Wednesday, August 30, 2006

MEPS Epilogue

Yesterday finally came to an end after 17 hours. I've had longer days, but not for a while. I can't bitch about the length of the day because, well, I'm in Arizona driving a car, not Iraq driving a 5-Ton. However I'm still bitter about the causes I childishly blame for the day. The applicant enlisted though so all is good. He's happy, I'm happy, and the station now has two weeks in which to enlist one Reserve contract with three recruiters to close off the component for the month. With a bit of lucky we might actually make up our quarterly shortfall and cover the AR for the fourth quarter. That would be a good thing.

It is a comfort, although a small one, to see I'm not the only recruiter who's had horrific times with the Prevention Station. I've processed several prior service personnel and they've all come away with the impression that the place at which they originally processed was "better" than this one. I didn't know if I could just attribute that to people's tendancy to only remember the good and not the bad, but after yesterday and Monday, and then the experiences of the other recruiters out there I can't help but think there's something to it.

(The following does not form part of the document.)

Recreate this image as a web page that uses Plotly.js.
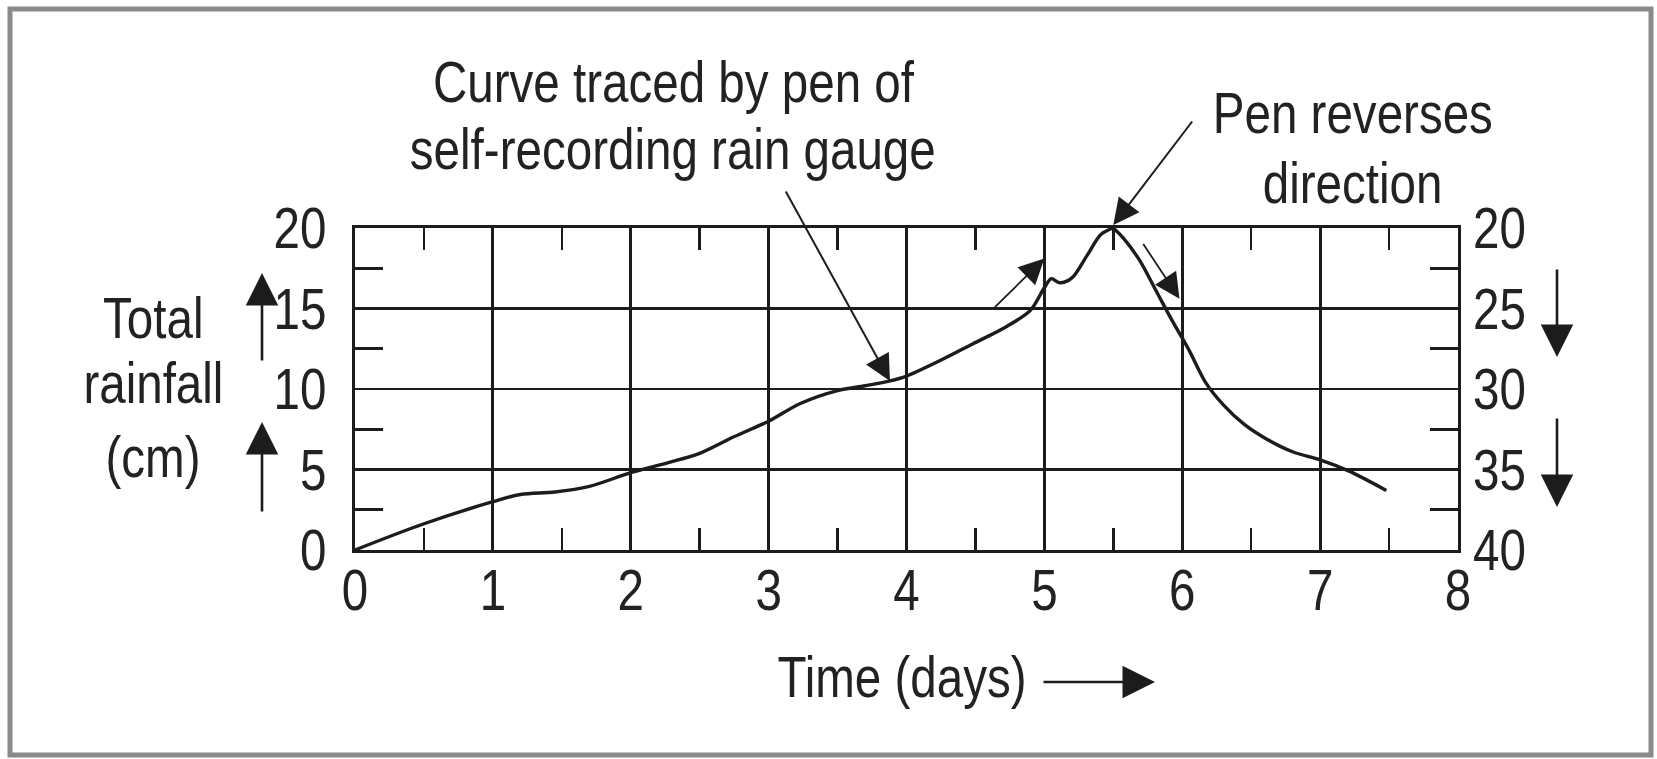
<!DOCTYPE html>
<html>
<head>
<meta charset="utf-8">
<script src="https://cdn.plot.ly/plotly-3.0.1.min.js"></script>
<style>
  html, body { margin: 0; padding: 0; background: #ffffff; }
  #chart { width: 1657px; height: 759px; }
</style>
</head>
<body>
<div id="chart"></div>
<script>
// ---- Data ----
// Rising branch: pen moves upward, read on left scale (0-20 cm)
const risingDays = [0, 0.49, 1.0, 1.2, 1.45, 1.7, 2.0, 2.26, 2.5, 2.74, 3.0, 3.23, 3.5, 3.7, 3.88, 4.0, 4.24, 4.48, 4.73, 4.9, 5.0, 5.05, 5.11, 5.2, 5.31, 5.41, 5.5];
const risingRain = [0, 1.6, 3.0, 3.45, 3.6, 3.95, 4.8, 5.4, 6.0, 7.0, 8.0, 9.1, 9.9, 10.2, 10.5, 10.8, 11.75, 12.8, 13.9, 14.9, 16.3, 16.85, 16.6, 16.9, 18.3, 19.6, 20.0];
// Falling branch: pen reverses, read on right scale (20-40 cm)
const fallingDays = [5.5, 5.57, 5.69, 5.81, 5.93, 6.05, 6.17, 6.3, 6.45, 6.61, 6.8, 7.0, 7.21, 7.48];
const fallingRain = [20.0, 20.6, 22.0, 23.9, 25.8, 27.6, 29.6, 31.0, 32.2, 33.1, 33.9, 34.4, 35.1, 36.3];

const xTickVals = [0, 1, 2, 3, 4, 5, 6, 7, 8];
const leftTickVals = [0, 5, 10, 15, 20];
const rightTickVals = [20, 25, 30, 35, 40];

const noteCurve = ['Curve traced by pen of', 'self-recording rain gauge'];
const noteReverse = ['Pen reverses', 'direction'];
const yTitleLines = ['Total', 'rainfall', '(cm)'];
const xTitle = 'Time (days)';

// ---- Layout geometry ----
const W = 1657, H = 759;
const M = { l: 355, r: 199, t: 228, b: 209 };
const plotW = W - M.l - M.r, plotH = H - M.t - M.b;
const px = x => (x - M.l) / plotW;
const py = y => (H - M.b - y) / plotH;

const FONT = "'Liberation Sans', Arial, Helvetica, sans-serif";
const NARROW = 0.82;   // condensed look of the original lettering
const INK = '#1c1c1c';
const TXT = '#222222';

const traces = [
  {
    x: risingDays, y: risingRain, type: 'scatter', mode: 'lines',
    line: { color: INK, width: 3.4, shape: 'spline', smoothing: 0.9 },
    xaxis: 'x', yaxis: 'y', hoverinfo: 'skip', cliponaxis: false
  },
  {
    x: fallingDays, y: fallingRain, type: 'scatter', mode: 'lines',
    line: { color: INK, width: 3.4, shape: 'spline', smoothing: 0.9 },
    xaxis: 'x', yaxis: 'y2', hoverinfo: 'skip', cliponaxis: false
  }
];

function textNote(t, x, y, size) {
  return { text: t, xref: 'paper', yref: 'paper', x: px(x), y: py(y),
           xanchor: 'center', yanchor: 'middle', showarrow: false,
           font: { family: FONT, size: size || 58, color: TXT } };
}
function pxArrow(tipX, tipY, tailX, tailY, w, s) {
  return { text: '', xref: 'paper', yref: 'paper', x: px(tipX), y: py(tipY),
           ax: tailX - tipX, ay: tailY - tipY, showarrow: true,
           arrowhead: 2, arrowsize: s || 2.5, arrowwidth: w || 2.6, arrowcolor: INK, standoff: 0 };
}

const annotations = [
  textNote(noteCurve[0], 674, 82),
  textNote(noteCurve[1], 673, 148),
  textNote(noteReverse[0], 1353, 113),
  textNote(noteReverse[1], 1352, 182),
  textNote(yTitleLines[0], 153, 317),
  textNote(yTitleLines[1], 153, 382),
  textNote(yTitleLines[2], 153, 456),
  textNote(xTitle, 902, 676),
  // axis direction arrows
  pxArrow(262, 273, 262, 362),
  pxArrow(262, 422, 262, 513),
  pxArrow(1557, 357, 1557, 268),
  pxArrow(1557, 507, 1557, 417),
  pxArrow(1155, 682, 1042, 682),
  // pointer to curve
  { text: '', xref: 'x', yref: 'y', x: 3.88, y: 10.5, ax: -105, ay: -191,
    showarrow: true, arrowhead: 2, arrowsize: 2.6, arrowwidth: 2, arrowcolor: INK, standoff: 0 },
  // pointer to reversal point
  { text: '', xref: 'paper', yref: 'paper', x: 5.5 / 8, y: py(225), ax: 80, ay: -105,
    showarrow: true, arrowhead: 2, arrowsize: 2.6, arrowwidth: 2, arrowcolor: INK, standoff: 0 },
  // pen direction arrows along the curve
  { text: '', xref: 'x', yref: 'y', axref: 'x', ayref: 'y', x: 5.0, y: 18.1, ax: 4.63, ay: 15.0,
    showarrow: true, arrowhead: 2, arrowsize: 2.8, arrowwidth: 1.8, arrowcolor: INK, standoff: 0 },
  { text: '', xref: 'x', yref: 'y', axref: 'x', ayref: 'y', x: 5.98, y: 15.6, ax: 5.71, ay: 19.1,
    showarrow: true, arrowhead: 2, arrowsize: 2.8, arrowwidth: 1.8, arrowcolor: INK, standoff: 0 }
];

const shapes = [
  { type: 'rect', xref: 'paper', yref: 'paper', x0: px(10), x1: px(1651), y0: py(755), y1: py(9),
    line: { color: '#8a8a8a', width: 5 }, fillcolor: 'rgba(0,0,0,0)', layer: 'above' }
];

const tickFont = { family: FONT, size: 58, color: TXT };

const layout = {
  width: W, height: H,
  margin: M,
  paper_bgcolor: '#ffffff', plot_bgcolor: '#ffffff',
  showlegend: false,
  xaxis: {
    range: [0, 8], tickvals: xTickVals, ticktext: xTickVals.map(String),
    showgrid: true, gridcolor: INK, gridwidth: 2.8, zeroline: false,
    showline: true, linecolor: INK, linewidth: 3, mirror: 'ticks',
    ticks: 'inside', ticklen: 0, tickcolor: INK,
    minor: { dtick: 0.5, tick0: 0, ticks: 'inside', ticklen: 22, tickwidth: 2.6, tickcolor: INK, showgrid: false },
    tickfont: tickFont, ticklabelstandoff: -13, fixedrange: true
  },
  yaxis: {
    range: [0, 20], tickvals: leftTickVals, ticktext: leftTickVals.map(String),
    showgrid: true, gridcolor: INK, gridwidth: 2.8, zeroline: false,
    showline: true, linecolor: INK, linewidth: 3, mirror: true,
    ticks: 'inside', ticklen: 0, tickcolor: INK,
    minor: { dtick: 2.5, tick0: 0, ticks: 'inside', ticklen: 28, tickwidth: 2.6, tickcolor: INK, showgrid: false },
    tickfont: tickFont, ticklabelstandoff: 14, fixedrange: true
  },
  yaxis2: {
    overlaying: 'y', side: 'right', anchor: 'x',
    range: [40, 20], tickvals: rightTickVals, ticktext: rightTickVals.map(String),
    showgrid: false, zeroline: false, showline: false,
    ticks: 'inside', ticklen: 0, tickcolor: INK,
    minor: { dtick: 2.5, tick0: 20, ticks: 'inside', ticklen: 28, tickwidth: 2.6, tickcolor: INK, showgrid: false },
    tickfont: tickFont, ticklabelstandoff: 14, fixedrange: true
  },
  annotations: annotations,
  shapes: shapes
};

// Condense every text horizontally around its anchor point, like the narrow original lettering
function condenseText() {
  document.querySelectorAll('#chart svg text').forEach(t => {
    if (!t.textContent) return;
    const bb = t.getBBox();
    const anchor = t.getAttribute('text-anchor') || 'start';
    const cx = anchor === 'middle' ? bb.x + bb.width / 2 : (anchor === 'end' ? bb.x + bb.width : bb.x);
    const prev = t.getAttribute('transform') || '';
    t.setAttribute('transform', prev + ' translate(' + cx + ',0) scale(' + NARROW + ',1) translate(' + (-cx) + ',0)');
  });
}

Plotly.newPlot('chart', traces, layout, { staticPlot: true, displayModeBar: false }).then(condenseText);
</script>
</body>
</html>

I know that the guidance counselors have an incredibly hard job, but their job is made infinatly harder when simple errors on their end occur. I've noticed that the guidance shops are very quick to cast blame onto the recruiter (and it's usually correct to do so) but I'm yet to hear one accept responsibility for the problems that occur on the floor which aren't the fault of the recruiter.

I'm an admin guy. I know the frustration that can come when the field, be they recruiters or subordinate units, don't follow guidance. Guidance designed to make their lives easier. I know the temptation to institute draconian rules to limit the frustration that those not following guidance can cause. In the admin world it tends to culminate in things like S1 slips and other useless bits of micromanaging. Micromanaging that does nothing to help the Soldier, or in this case, Future Soldier.

Whatever the solution is I don't know. I'd love to be able to just say "Guidance, deal with it," and be done, but I know that isn't the answer. Maybe a recruiter out there knows of a MEPS that handles things well. Or at least can share some tips that make the life of the recruiter easier when dealing with the fickle entities at the processing station.